3. The Pluralist Truth Phenomenon and Narrative Subversion

One of Rhys's most radical narrative techniques is the deliberate use of multiple, shifting perspectives—the so-called Pluralist Truth phenomenon. The novel is structurally divided into three parts, narrated primarily by Antoinette, Rochester, and Christophine (and briefly, Grace Poole).

Challenging Monolithic Reality

The Pluralist Truth phenomenon refers to the narrative's inherent instability and its refusal to provide a single, authoritative account of the truth. Instead, readers are presented with competing, subjective realities:

  • Antoinette's Reality: Highly passionate, focused on dreams, feelings, and the visceral connection to the Caribbean.

  • Rochester's Reality: Suspicious, fearful, analytical, and focused on controlling others and securing his property (her money).

  • Christophine's Reality: Practical, wise, rooted in indigenous knowledge, and the only voice to offer a direct, coherent critique of Rochester's colonial actions.

By allowing these distinct voices equal narrative space, Rhys directly attacks the monolithic truth established by Jane Eyre, where Bertha's character was only defined by Rochester's one-sided, fearful account.

Impact on Narrative and Characterization

This fragmentation forces the reader to acknowledge that Antoinette's "madness" is merely a label applied by the character who holds the most power (Rochester). His narrative reveals his own internal landscape—his paranoia, his cultural superiority complex, and his financial opportunism—far more than it reveals any objective truth about Antoinette.

The narrative structure thus functions as a crucial post-colonial tool. It replaces the silence of the colonized with a chorus of competing voices, demonstrating that history and truth are always constructed by those in power. By inserting Christophine's voice—the one that Rochester tries hardest to silence—Rhys affirms the existence of a reality outside the purview and control of the colonizer.


4. Post-Colonial Evaluation: Writing Back to the Empire

Wide Sargasso Sea is a textbook example of "writing back" to the center, a term coined by post-colonial theorists to describe the process of reversing the colonial gaze and critiquing the imperial center from the perspective of the marginalized periphery.

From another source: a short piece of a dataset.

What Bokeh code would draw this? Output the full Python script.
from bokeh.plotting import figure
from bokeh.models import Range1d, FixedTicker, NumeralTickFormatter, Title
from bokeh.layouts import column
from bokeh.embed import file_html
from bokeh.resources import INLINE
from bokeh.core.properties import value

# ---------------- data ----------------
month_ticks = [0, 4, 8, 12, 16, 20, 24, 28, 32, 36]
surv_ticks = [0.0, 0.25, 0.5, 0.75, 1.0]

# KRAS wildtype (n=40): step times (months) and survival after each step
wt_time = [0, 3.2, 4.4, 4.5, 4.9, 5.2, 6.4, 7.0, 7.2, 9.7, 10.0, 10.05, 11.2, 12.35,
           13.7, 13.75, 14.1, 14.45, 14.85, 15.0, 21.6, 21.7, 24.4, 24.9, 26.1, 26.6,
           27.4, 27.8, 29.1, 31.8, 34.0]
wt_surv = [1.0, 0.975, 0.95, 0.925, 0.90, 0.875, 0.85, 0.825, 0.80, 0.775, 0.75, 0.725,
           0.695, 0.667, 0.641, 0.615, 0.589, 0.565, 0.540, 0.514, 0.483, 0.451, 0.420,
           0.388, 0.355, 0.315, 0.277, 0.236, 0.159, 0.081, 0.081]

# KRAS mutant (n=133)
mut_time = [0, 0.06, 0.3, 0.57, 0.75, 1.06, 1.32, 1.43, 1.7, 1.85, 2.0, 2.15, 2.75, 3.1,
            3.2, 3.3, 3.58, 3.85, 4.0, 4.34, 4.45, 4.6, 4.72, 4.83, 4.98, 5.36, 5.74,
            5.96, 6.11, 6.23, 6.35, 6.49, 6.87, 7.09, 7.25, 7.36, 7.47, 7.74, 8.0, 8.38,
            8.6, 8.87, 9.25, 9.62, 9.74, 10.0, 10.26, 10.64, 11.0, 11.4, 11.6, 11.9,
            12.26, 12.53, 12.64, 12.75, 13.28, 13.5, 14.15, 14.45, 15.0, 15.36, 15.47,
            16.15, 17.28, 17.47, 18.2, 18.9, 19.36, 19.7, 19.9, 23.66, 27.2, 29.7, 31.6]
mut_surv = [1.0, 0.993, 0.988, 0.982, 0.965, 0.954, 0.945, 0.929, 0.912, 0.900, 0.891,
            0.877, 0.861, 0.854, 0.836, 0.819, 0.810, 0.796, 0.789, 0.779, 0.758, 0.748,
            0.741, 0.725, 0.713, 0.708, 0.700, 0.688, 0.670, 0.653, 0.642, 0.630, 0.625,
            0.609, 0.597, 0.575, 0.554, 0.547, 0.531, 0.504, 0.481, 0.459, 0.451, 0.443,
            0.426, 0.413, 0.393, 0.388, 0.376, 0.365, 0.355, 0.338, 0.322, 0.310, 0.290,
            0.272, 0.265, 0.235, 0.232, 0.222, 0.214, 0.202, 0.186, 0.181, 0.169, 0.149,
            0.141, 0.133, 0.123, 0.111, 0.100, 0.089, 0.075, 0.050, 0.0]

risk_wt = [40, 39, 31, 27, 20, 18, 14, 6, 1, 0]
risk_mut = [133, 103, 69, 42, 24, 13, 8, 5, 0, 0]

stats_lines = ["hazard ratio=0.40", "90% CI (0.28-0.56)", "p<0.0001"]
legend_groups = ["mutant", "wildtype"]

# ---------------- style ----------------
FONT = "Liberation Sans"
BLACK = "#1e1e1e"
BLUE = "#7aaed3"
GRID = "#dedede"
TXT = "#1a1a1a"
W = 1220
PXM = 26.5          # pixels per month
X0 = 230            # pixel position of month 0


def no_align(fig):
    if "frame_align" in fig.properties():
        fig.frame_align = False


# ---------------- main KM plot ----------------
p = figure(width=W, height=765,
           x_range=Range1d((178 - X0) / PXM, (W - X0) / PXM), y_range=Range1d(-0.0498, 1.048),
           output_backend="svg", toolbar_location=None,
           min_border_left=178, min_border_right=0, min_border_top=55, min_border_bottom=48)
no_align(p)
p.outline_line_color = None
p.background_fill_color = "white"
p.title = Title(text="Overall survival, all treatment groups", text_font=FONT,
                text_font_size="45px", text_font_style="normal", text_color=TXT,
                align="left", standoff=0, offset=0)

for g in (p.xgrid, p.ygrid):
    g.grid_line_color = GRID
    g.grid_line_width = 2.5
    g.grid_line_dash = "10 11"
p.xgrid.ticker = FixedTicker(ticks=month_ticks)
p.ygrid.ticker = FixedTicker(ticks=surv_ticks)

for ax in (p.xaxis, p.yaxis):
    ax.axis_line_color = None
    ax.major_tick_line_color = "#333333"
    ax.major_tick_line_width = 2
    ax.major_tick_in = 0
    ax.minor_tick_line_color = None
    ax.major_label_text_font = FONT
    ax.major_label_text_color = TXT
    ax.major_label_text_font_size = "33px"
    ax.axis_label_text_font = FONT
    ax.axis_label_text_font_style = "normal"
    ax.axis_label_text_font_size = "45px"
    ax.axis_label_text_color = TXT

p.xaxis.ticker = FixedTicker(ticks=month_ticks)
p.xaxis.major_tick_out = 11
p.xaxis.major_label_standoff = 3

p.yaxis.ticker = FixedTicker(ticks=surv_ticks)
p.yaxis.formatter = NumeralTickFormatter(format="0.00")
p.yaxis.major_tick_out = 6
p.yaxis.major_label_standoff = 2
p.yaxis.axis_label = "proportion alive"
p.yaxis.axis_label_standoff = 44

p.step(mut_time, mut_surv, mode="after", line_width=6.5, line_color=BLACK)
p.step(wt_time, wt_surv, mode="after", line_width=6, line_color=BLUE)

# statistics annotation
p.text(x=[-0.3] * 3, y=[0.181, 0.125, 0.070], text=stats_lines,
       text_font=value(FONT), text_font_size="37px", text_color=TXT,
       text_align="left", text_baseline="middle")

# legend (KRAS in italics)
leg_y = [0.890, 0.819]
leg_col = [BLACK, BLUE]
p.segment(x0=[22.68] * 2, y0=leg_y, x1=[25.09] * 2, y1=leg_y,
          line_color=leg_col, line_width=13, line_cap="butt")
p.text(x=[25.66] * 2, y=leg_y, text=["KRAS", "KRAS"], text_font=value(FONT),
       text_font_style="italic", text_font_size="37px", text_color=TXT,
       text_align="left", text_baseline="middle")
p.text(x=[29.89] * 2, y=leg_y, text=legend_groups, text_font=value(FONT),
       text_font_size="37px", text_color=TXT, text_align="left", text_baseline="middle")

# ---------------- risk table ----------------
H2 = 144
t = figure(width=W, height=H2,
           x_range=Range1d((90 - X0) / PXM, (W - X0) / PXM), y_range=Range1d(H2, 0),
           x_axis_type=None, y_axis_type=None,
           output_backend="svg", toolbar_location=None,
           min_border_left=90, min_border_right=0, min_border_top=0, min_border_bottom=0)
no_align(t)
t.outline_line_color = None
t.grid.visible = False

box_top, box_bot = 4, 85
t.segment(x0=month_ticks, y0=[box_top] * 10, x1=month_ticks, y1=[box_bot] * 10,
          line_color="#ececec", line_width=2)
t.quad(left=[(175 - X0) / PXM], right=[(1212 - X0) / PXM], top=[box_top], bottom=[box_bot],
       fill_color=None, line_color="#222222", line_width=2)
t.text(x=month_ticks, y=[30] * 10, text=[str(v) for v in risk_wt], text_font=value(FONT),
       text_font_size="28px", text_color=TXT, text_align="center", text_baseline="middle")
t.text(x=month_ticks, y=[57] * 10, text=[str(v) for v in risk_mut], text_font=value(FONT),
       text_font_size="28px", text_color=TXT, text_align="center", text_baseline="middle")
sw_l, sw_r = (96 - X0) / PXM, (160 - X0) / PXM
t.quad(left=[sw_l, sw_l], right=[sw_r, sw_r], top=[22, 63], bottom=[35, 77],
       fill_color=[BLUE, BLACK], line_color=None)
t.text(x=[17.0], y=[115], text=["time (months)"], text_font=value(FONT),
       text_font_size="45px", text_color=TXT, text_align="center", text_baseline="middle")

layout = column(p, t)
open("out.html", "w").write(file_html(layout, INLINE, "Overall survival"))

The Post-Colonial Project of Reclamation

The novel's primary achievement is the reclamation of the subaltern voice. Bertha Mason, previously a mute, monstrous caricature used by Brontë to facilitate Jane and Rochester's happiness, is given a history, a name (Antoinette), and a powerful tragic narrative. This act restores humanity to a figure that had been literally erased from history by the imperial pen.

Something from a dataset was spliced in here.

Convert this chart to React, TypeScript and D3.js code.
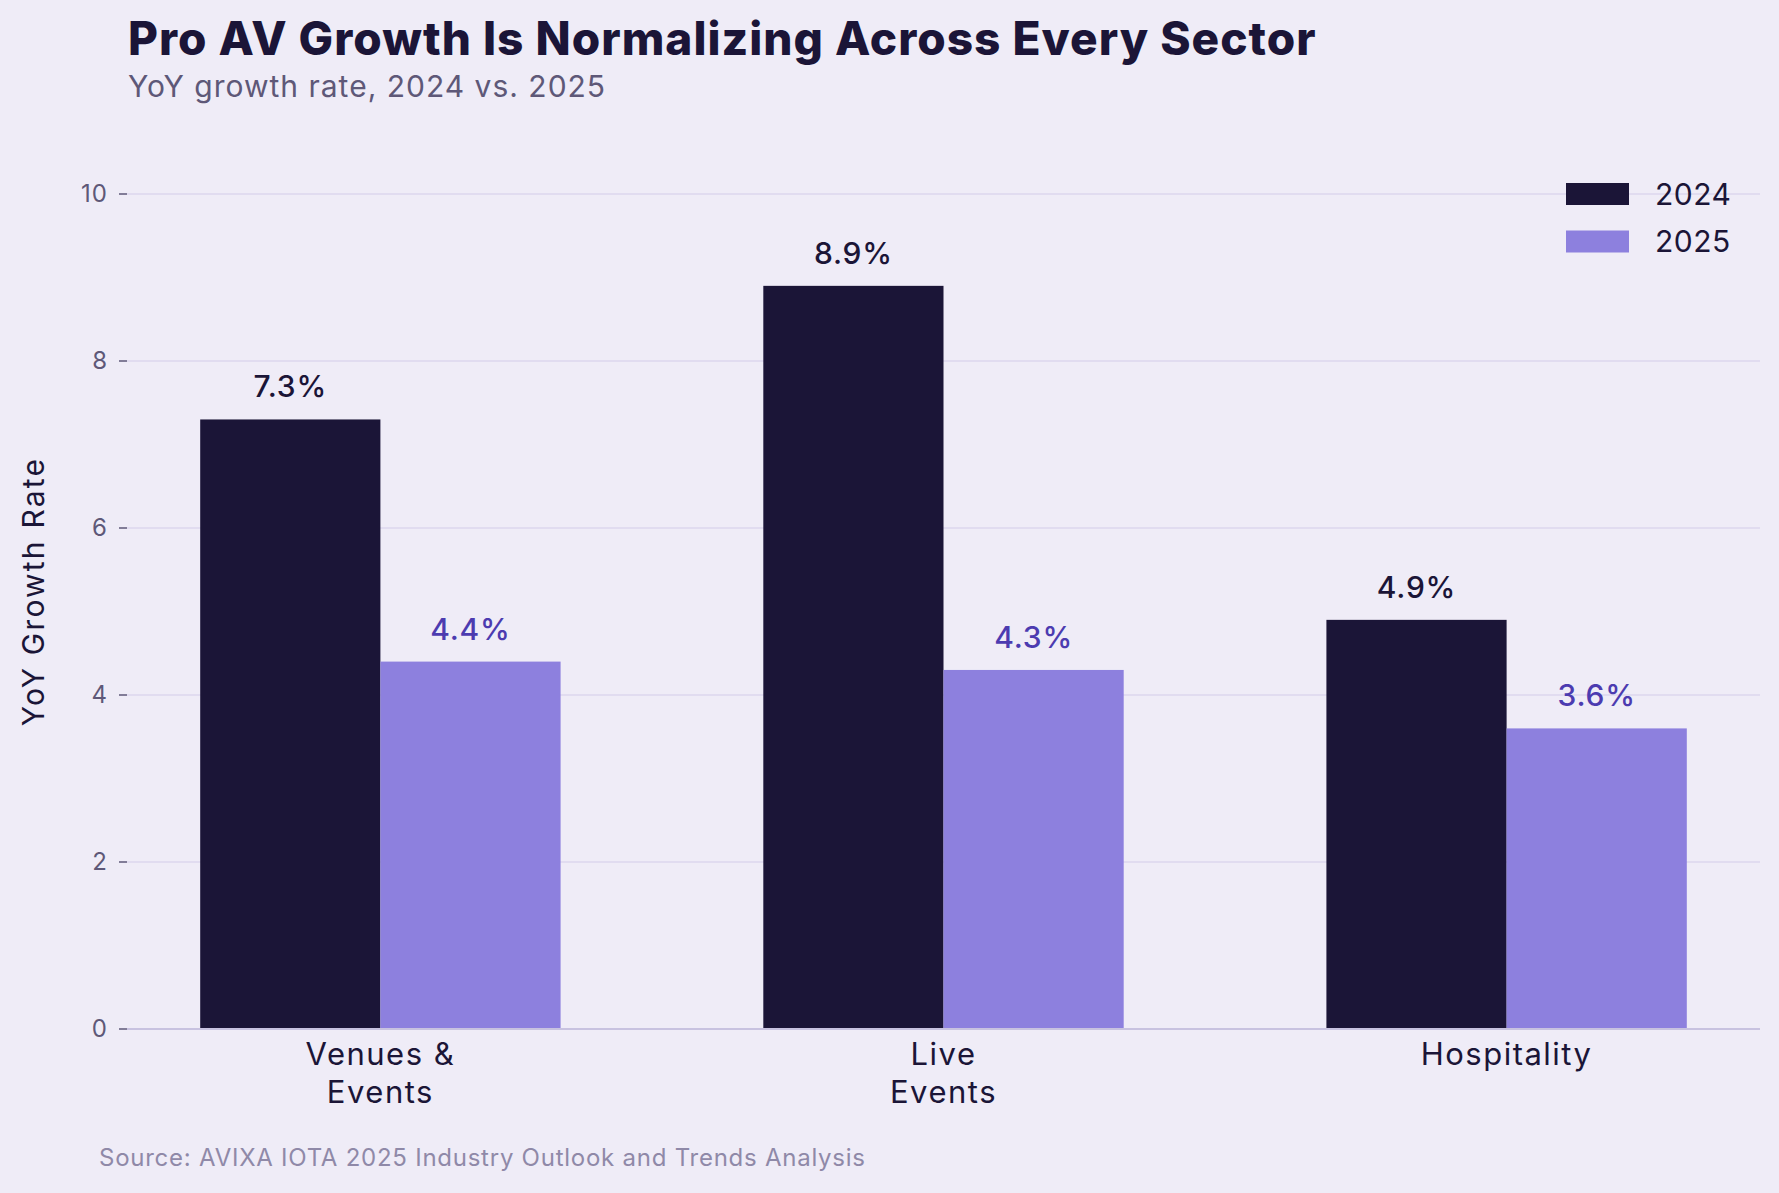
import React, { useRef, useEffect } from 'react';
import * as d3 from 'd3';

const categories = ['Venues &\nEvents', 'Live\nEvents', 'Hospitality'];
const seriesNames = ['2024', '2025'];
const values2024 = [7.3, 8.9, 4.9];
const values2025 = [4.4, 4.3, 3.6];
const yTicks = [0, 2, 4, 6, 8, 10];

const FONT = 'Inter, "Open Sans", sans-serif';

const App = () => {
    const chartRef = useRef<HTMLDivElement>(null);

    useEffect(() => {
        document.body.style.margin = '0';
        document.body.style.background = '#efecf7';

        const root = d3.select(chartRef.current);
        root.select('svg').remove();

        const width = 1779, height = 1193;
        const left = 127, right = 1760, top = 194, bottom = 1029;

        const svg = root.append('svg')
            .attr('width', width)
            .attr('height', height)
            .style('display', 'block')
            .style('font-family', FONT);

        svg.append('rect')
            .attr('width', width)
            .attr('height', height)
            .attr('fill', '#efecf7');

        const x = d3.scaleBand()
            .domain(categories)
            .range([left, right])
            .paddingInner(0.36)
            .paddingOuter(0.13);

        const xSub = d3.scaleBand()
            .domain(seriesNames)
            .range([0, x.bandwidth()]);

        const y = d3.scaleLinear()
            .domain([0, 10])
            .range([bottom, top]);

        const colors = { '2024': '#1b1537', '2025': '#8d80de' };
        const labelColors = { '2024': '#1b1537', '2025': '#4c3bb0' };

        // grid lines
        svg.append('g')
            .selectAll('line')
            .data(yTicks.filter(t => t > 0))
            .enter()
            .append('line')
            .attr('x1', left)
            .attr('x2', right)
            .attr('y1', d => y(d))
            .attr('y2', d => y(d))
            .attr('stroke', '#dcd7ee')
            .attr('stroke-width', 1.5);

        // y ticks
        const yAxis = svg.append('g');
        yAxis.selectAll('line')
            .data(yTicks)
            .enter()
            .append('line')
            .attr('x1', left - 8)
            .attr('x2', left)
            .attr('y1', d => y(d))
            .attr('y2', d => y(d))
            .attr('stroke', '#5e5878')
            .attr('stroke-width', 1.5);
        yAxis.selectAll('text')
            .data(yTicks)
            .enter()
            .append('text')
            .attr('x', left - 19)
            .attr('y', d => y(d))
            .attr('dy', '0.35em')
            .attr('text-anchor', 'end')
            .attr('fill', '#5e5878')
            .style('font-size', '24px')
            .style('letter-spacing', '1px')
            .text(d => d);

        svg.append('text')
            .attr('transform', `translate(44,${(top + bottom) / 2 - 20}) rotate(-90)`)
            .attr('text-anchor', 'middle')
            .attr('fill', '#1b1537')
            .style('font-size', '30px')
            .style('letter-spacing', '2.2px')
            .text('YoY Growth Rate');

        // bars
        const series = [
            { name: '2024', values: values2024 },
            { name: '2025', values: values2025 },
        ];
        series.forEach(s => {
            const g = svg.append('g');
            g.selectAll('rect')
                .data(s.values)
                .enter()
                .append('rect')
                .attr('x', (d, i) => x(categories[i])! + xSub(s.name)!)
                .attr('y', d => y(d))
                .attr('width', xSub.bandwidth())
                .attr('height', d => bottom - y(d))
                .attr('fill', colors[s.name]);
            g.selectAll('text')
                .data(s.values)
                .enter()
                .append('text')
                .attr('x', (d, i) => x(categories[i])! + xSub(s.name)! + xSub.bandwidth() / 2)
                .attr('y', d => y(d) - 22)
                .attr('text-anchor', 'middle')
                .attr('fill', labelColors[s.name])
                .style('font-size', '30px')
                .style('font-weight', 500)
                .style('letter-spacing', '0.8px')
                .text(d => `${d.toFixed(1)}%`);
        });

        // x axis line
        svg.append('line')
            .attr('x1', left)
            .attr('x2', right)
            .attr('y1', bottom)
            .attr('y2', bottom)
            .attr('stroke', '#c8c2e0')
            .attr('stroke-width', 2);

        // category labels
        const catLabels = svg.append('g')
            .selectAll('text')
            .data(categories)
            .enter()
            .append('text')
            .attr('text-anchor', 'middle')
            .attr('fill', '#1b1537')
            .style('font-size', '31px')
            .style('letter-spacing', '1.5px');
        catLabels.each(function (d) {
            const t = d3.select(this);
            d.split('\n').forEach((line, i) => {
                t.append('tspan')
                    .attr('x', x(d)! + x.bandwidth() / 2)
                    .attr('y', bottom + 36 + i * 38)
                    .text(line);
            });
        });

        // legend
        const legend = svg.append('g');
        seriesNames.forEach((name, i) => {
            legend.append('rect')
                .attr('x', 1566)
                .attr('y', 183 + i * 47.5)
                .attr('width', 63)
                .attr('height', 22)
                .attr('fill', colors[name]);
            legend.append('text')
                .attr('x', 1655)
                .attr('y', 194 + i * 47.5)
                .attr('dy', '0.35em')
                .attr('fill', '#1b1537')
                .style('font-size', '30px')
                .style('letter-spacing', '0.5px')
                .text(name);
        });

        // titles
        svg.append('text')
            .attr('x', 128)
            .attr('y', 55)
            .attr('fill', '#1b1537')
            .style('font-size', '46px')
            .style('font-weight', 800)
            .style('letter-spacing', '1px')
            .text('Pro AV Growth Is Normalizing Across Every Sector');

        svg.append('text')
            .attr('x', 128)
            .attr('y', 97)
            .attr('fill', '#5e5878')
            .style('font-size', '30px')
            .style('letter-spacing', '1px')
            .text('YoY growth rate, 2024 vs. 2025');

        svg.append('text')
            .attr('x', 99)
            .attr('y', 1166)
            .attr('fill', '#8f89a8')
            .style('font-size', '24px')
            .style('letter-spacing', '0.75px')
            .text('Source: AVIXA IOTA 2025 Industry Outlook and Trends Analysis');
    }, []);

    return <div ref={chartRef} />;
};

export default App;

Critique of Colonial Discourse and Exploitation

Rochester serves as the novel's representative colonizer. His relationship with Antoinette is a micro-cosmic reflection of the colonial relationship:

  • Exploitation: He marries her for her property, symbolizing the British Empire's economic exploitation of the West Indian colonies.

  • Dehumanization: He renames her and attempts to force her to conform to an English model of wifehood, symbolizing the colonial practice of cultural assimilation and erasure.

  • Sexualizing the Other: He views Antoinette with a mixture of fear and desire, seeing her as the embodiment of the sensual, dangerous, and "primitive" tropics, a classic trope of Orientalism (Said 1978).

Antoinette’s Triumphant End

The novel’s climax, when Antoinette, guided by a dream-vision, escapes the attic and sets Thornfield Hall ablaze, is not simply a descent into madness; it is a profound act of decolonization.

The fire is the destruction of the imperial home, the symbolic heart of the very patriarchal and colonial system that imprisoned her body and soul. In her red dress, Antoinette becomes a figure of vengeance and revolutionary fervor. Her final leap from the battlements, while tragic, is often interpreted as a final assertion of agency—she chooses her own spectacular, self-defining end, refusing to remain the silent, decaying object locked away in the English attic. Her death, in this reading, is her ultimate salvation from colonial bondage.

In sum, Jean Rhys’s Wide Sargasso Sea remains a masterclass in post-colonial aesthetics. By seamlessly blending a lush, haunting narrative with a forensic critique of power, Rhys forces the literary world to reckon with the historical and psychological violence required to sustain the great houses and literary canons of the imperial center. It is a work that not only fills a gap in a great novel but fundamentally re-educates the reader on how history is told and who gets to tell it.

References 

 Rhys, Jean. Wide Sargasso Sea. W. W. Norton & Company, 1966.

Said, Edward W. Orientalism. Vintage Books, 1978.

Spivak, Gayatri Chakravorty. "Can the Subaltern Speak?" Marxism and the Interpretation of Culture, edited by Cary Nelson and Lawrence Grossberg, U of Illinois P, 1988, pp. 271-313.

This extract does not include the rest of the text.